Way forward: One way to increase the availability of bio inputs is by mandating government-regulated input shops to stock bio-inputs as some percentage of their overall inventory. Another way is to leverage the existing supply chains of fertiliser cooperatives to distribute bio-inputs, ensuring their availability at every local input shop (Khurana and Kumar 2020).

5. Infrastructure-related challenges: Shelf life of natural farming inputs such as jeevemruthum is limited. This along with the lack of adequate storage facilities at the community level significantly impacts distribution of bio-inputs.

Way forward: Investing in decentralised storage facilities, leveraging existing distribution networks of public sector undertakings (PSUs) handling chemical fertilisers, and implementing robust inventory management systems can help minimise losses by ensuring timely delivery of bio-inputs.

6. Lack of systematic research: ICAR institutes and state agriculture universities need to refine the package of practices (PoP) and build credibility regarding the efficacy of natural farming inputs to increase farmers' uptake. Similarly, technology transfer for biofertilisers and biopesticides is extremely slow from laboratory to mass production (Khurana and Kumar 2020), and even then, the performance of biofertilisers and biopesticides under in situ conditions needs to be significantly improved.

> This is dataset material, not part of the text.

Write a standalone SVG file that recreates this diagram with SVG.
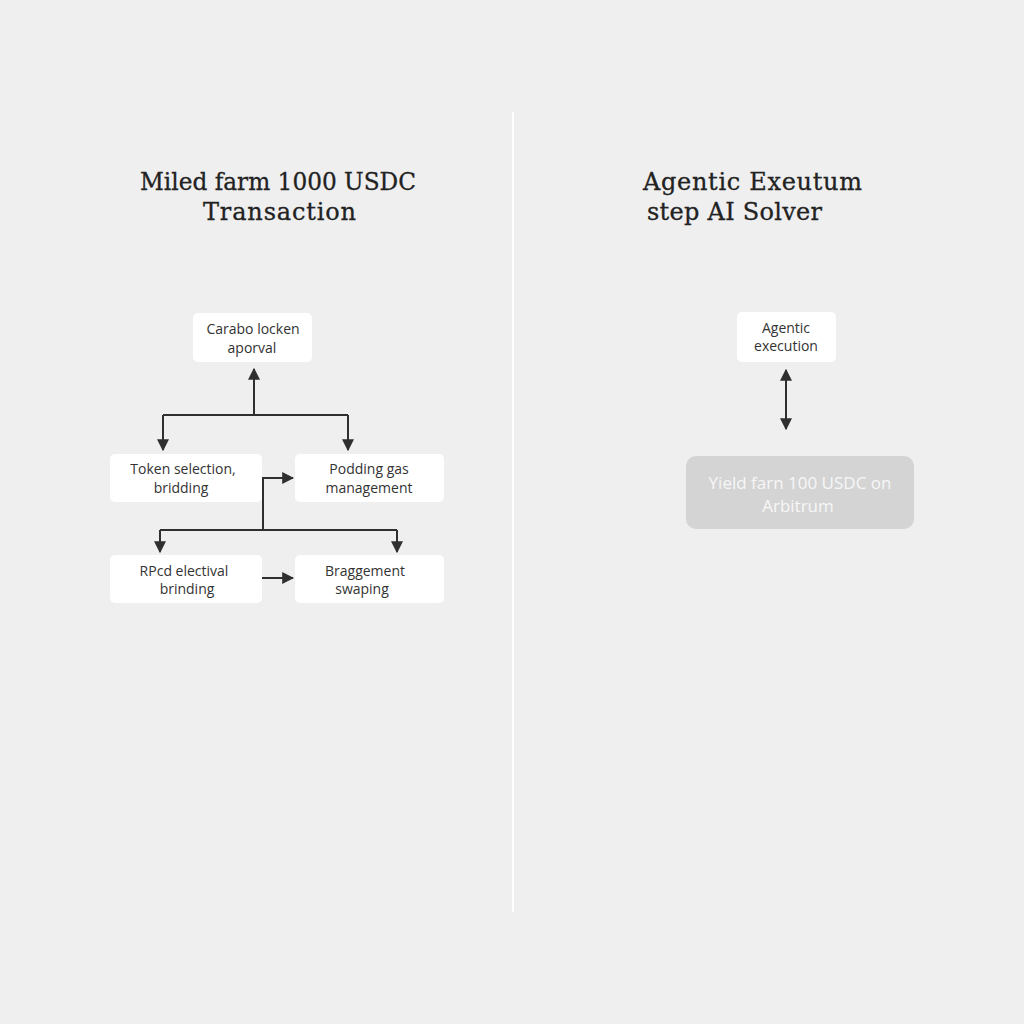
<svg xmlns="http://www.w3.org/2000/svg" width="1024" height="1024" viewBox="0 0 1024 1024">
<defs>
<marker id="ah" viewBox="0 0 10 10" refX="9" refY="5" markerWidth="6" markerHeight="6" orient="auto-start-reverse" markerUnits="strokeWidth">
<path d="M0,0 L10,5 L0,10 Z" fill="#2f2f2f"/>
</marker>
<style>
.title{font-family:"DejaVu Serif","Liberation Serif",serif;font-size:24px;fill:#222222;stroke:#222222;stroke-width:0.3;}
.box{fill:#ffffff;}
.lbl{font-family:"Open Sans","Noto Sans",sans-serif;font-size:14px;fill:#333333;text-anchor:middle;}
.glbl{font-family:"Open Sans","Noto Sans",sans-serif;font-size:17px;fill:#f7f7f7;text-anchor:middle;}
.c{stroke:#2f2f2f;stroke-width:2;fill:none;}
</style>
</defs>
<rect width="1024" height="1024" fill="#efefef"/>
<line x1="513" y1="112" x2="513" y2="912" stroke="#ffffff" stroke-width="2"/>
<g id="title-left">
<text class="title" x="140" y="190" textLength="276" lengthAdjust="spacingAndGlyphs">Miled farm 1000 USDC</text>
<text class="title" x="203" y="220" textLength="153" lengthAdjust="spacing">Transaction</text>
</g>
<g id="title-right">
<text class="title" x="643" y="190" textLength="219" lengthAdjust="spacing">Agentic Exeutum</text>
<text class="title" x="647" y="220" textLength="175" lengthAdjust="spacing">step AI Solver</text>
</g>
<g id="connectors">
<path class="c" d="M254,415 V369" marker-end="url(#ah)"/>
<path class="c" d="M163,415 H348"/>
<path class="c" d="M163,415 V450" marker-end="url(#ah)"/>
<path class="c" d="M348,415 V450" marker-end="url(#ah)"/>
<path class="c" d="M263,530 V478 H293" marker-end="url(#ah)"/>
<path class="c" d="M160,530 H397"/>
<path class="c" d="M160,530 V552" marker-end="url(#ah)"/>
<path class="c" d="M397,530 V552" marker-end="url(#ah)"/>
<path class="c" d="M262,578 H293" marker-end="url(#ah)"/>
<path class="c" d="M786,370 V429" marker-start="url(#ah)" marker-end="url(#ah)"/>
</g>
<g id="n1">
<rect class="box" x="193" y="313" width="119" height="49" rx="5"/>
<text class="lbl" x="253" y="334">Carabo locken</text>
<text class="lbl" x="252" y="353">aporval</text>
</g>
<g id="n2">
<rect class="box" x="110" y="454" width="152" height="48" rx="5"/>
<text class="lbl" x="183" y="474">Token selection,</text>
<text class="lbl" x="181" y="493">bridding</text>
</g>
<g id="n3">
<rect class="box" x="295" y="454" width="149" height="48" rx="5"/>
<text class="lbl" x="369" y="474">Podding gas</text>
<text class="lbl" x="369" y="493">management</text>
</g>
<g id="n4">
<rect class="box" x="110" y="555" width="152" height="48" rx="5"/>
<text class="lbl" x="184" y="576">RPcd electival</text>
<text class="lbl" x="187" y="594">brinding</text>
</g>
<g id="n5">
<rect class="box" x="295" y="555" width="149" height="48" rx="5"/>
<text class="lbl" x="365" y="576">Braggement</text>
<text class="lbl" x="362" y="594">swaping</text>
</g>
<g id="n6">
<rect class="box" x="737" y="312" width="99" height="50" rx="5"/>
<text class="lbl" x="786" y="333">Agentic</text>
<text class="lbl" x="786" y="351">execution</text>
</g>
<g id="n7">
<rect x="686" y="456" width="228" height="73" rx="10" fill="#d4d4d4"/>
<text class="glbl" x="800" y="489">Yield farn 100 USDC on</text>
<text class="glbl" x="798" y="512">Arbitrum</text>
</g>
</svg>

Way forward: There is a need for systematic research to address the effects of dung and urine from various species on jeevamritha and beejamritha, optimal application quantities and frequencies, creating longer-lasting concentrates, and the impact of natural farming under different crop combinations and agro-climatic conditions (Kumar et al. 2020). There is a pressing need for multidisciplinary research to bridge the gap between laboratory findings and field applications (Yadav and Yadav 2024).

Risk-proofing the scale-up of bio-inputs

1. Risk to food security: Despite the promise of natural farming to enhance soil and human health while reducing the cost of cultivation, its adoption remains low. One of the major reasons for farmers' non-adoption is fear of production loss when switching to natural farming (Smith et al. 2020).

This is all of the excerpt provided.